Retype, exactly as they stand, the lines from the start of the data to the line that contains "from matplotlib.patches import Patch", both ends included. Leave the pictures out.
^^^^
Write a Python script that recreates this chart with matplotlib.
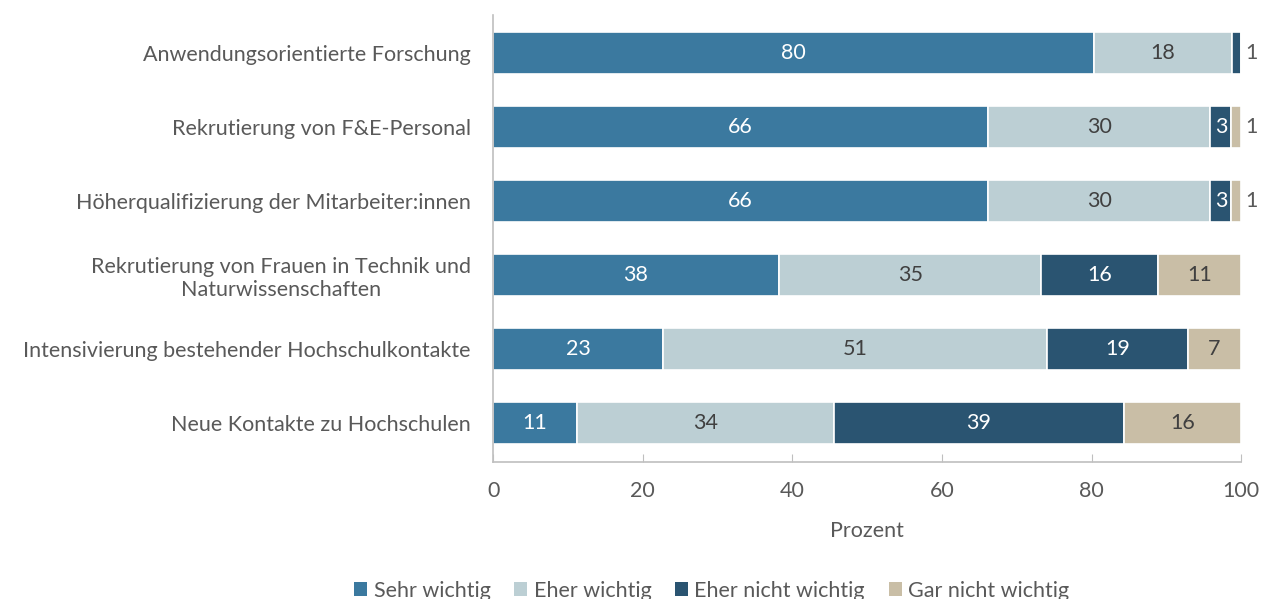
import numpy as np
import matplotlib.pyplot as plt
from matplotlib.patches import Patch

# Daten (Prozent)
kategorien = [
    "Anwendungsorientierte Forschung",
    "Rekrutierung von F&E-Personal",
    "Höherqualifizierung der Mitarbeiter:innen",
    "Rekrutierung von Frauen in Technik und\nNaturwissenschaften",
    "Intensivierung bestehender Hochschulkontakte",
    "Neue Kontakte zu Hochschulen",
]
sehr_wichtig = [80.3, 66.2, 66.2, 38.2, 22.7, 11.2]
eher_wichtig = [18.5, 29.7, 29.7, 35.1, 51.4, 34.4]
eher_nicht_wichtig = [1.2, 2.8, 2.8, 15.6, 18.8, 38.7]
gar_nicht_wichtig = [0.0, 1.3, 1.3, 11.1, 7.1, 15.7]

serien = ["Sehr wichtig", "Eher wichtig", "Eher nicht wichtig", "Gar nicht wichtig"]
farben = ["#3b799f", "#bccfd4", "#2a5471", "#c9bea6"]
textfarben = ["white", "#404040", "white", "#404040"]

plt.rcParams['font.family'] = ['Lato', 'DejaVu Sans']
grau = "#595959"
fs = 15.5

fig = plt.figure(figsize=(12.71, 5.99), dpi=100)
ax = fig.add_axes([0.388, 0.229, 0.5885, 0.746])

y = np.arange(len(kategorien))
links = np.zeros(len(kategorien))
werte = [sehr_wichtig, eher_wichtig, eher_nicht_wichtig, gar_nicht_wichtig]

for i, w in enumerate(werte):
    w = np.array(w)
    ax.barh(y, w, left=links, height=0.57, color=farben[i],
            edgecolor="white", linewidth=1.2)
    for j in range(len(y)):
        if w[j] <= 0:
            continue
        if w[j] < 2:
            # kleine Werte rechts neben den Balken
            ax.text(links[j] + w[j] + 0.6, y[j], "%.0f" % w[j], va="center",
                    ha="left", fontsize=fs, color=grau)
        else:
            ax.text(links[j] + w[j] / 2, y[j], "%.0f" % w[j], va="center",
                    ha="center", fontsize=fs, color=textfarben[i])
    links = links + w

ax.set_ylim(5.53, -0.52)
ax.set_xlim(0, 100)
ax.set_yticks(y)
ax.set_yticklabels(kategorien, fontsize=fs, color=grau, multialignment="center")
ax.tick_params(axis="y", length=0, pad=16)
ax.set_xticks([0, 20, 40, 60, 80, 100])
ax.tick_params(axis="x", direction="in", length=6, color="#bfbfbf",
               labelsize=fs, labelcolor=grau, pad=14)
ax.set_xlabel("Prozent", fontsize=fs, color=grau, labelpad=14)

for s in ["top", "right"]:
    ax.spines[s].set_visible(False)
ax.spines["left"].set_color("#bfbfbf")
ax.spines["bottom"].set_color("#bfbfbf")
ax.spines["left"].set_linewidth(1.2)
ax.spines["bottom"].set_linewidth(1.2)

handles = [Patch(facecolor=farben[i], edgecolor="none") for i in range(4)]
leg = fig.legend(handles, serien, loc="lower center", bbox_to_anchor=(0.56, -0.035),
                 ncol=4, frameon=False, fontsize=fs, handlelength=0.6,
                 handleheight=0.6, handletextpad=0.3, columnspacing=1.1)
for t in leg.get_texts():
    t.set_color(grau)

fig.savefig("out.png", dpi=100)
^^^^
— Problem solution —
Write a Python script that recreates this chart with matplotlib.
import numpy as np
import matplotlib.pyplot as plt
from matplotlib.patches import Patch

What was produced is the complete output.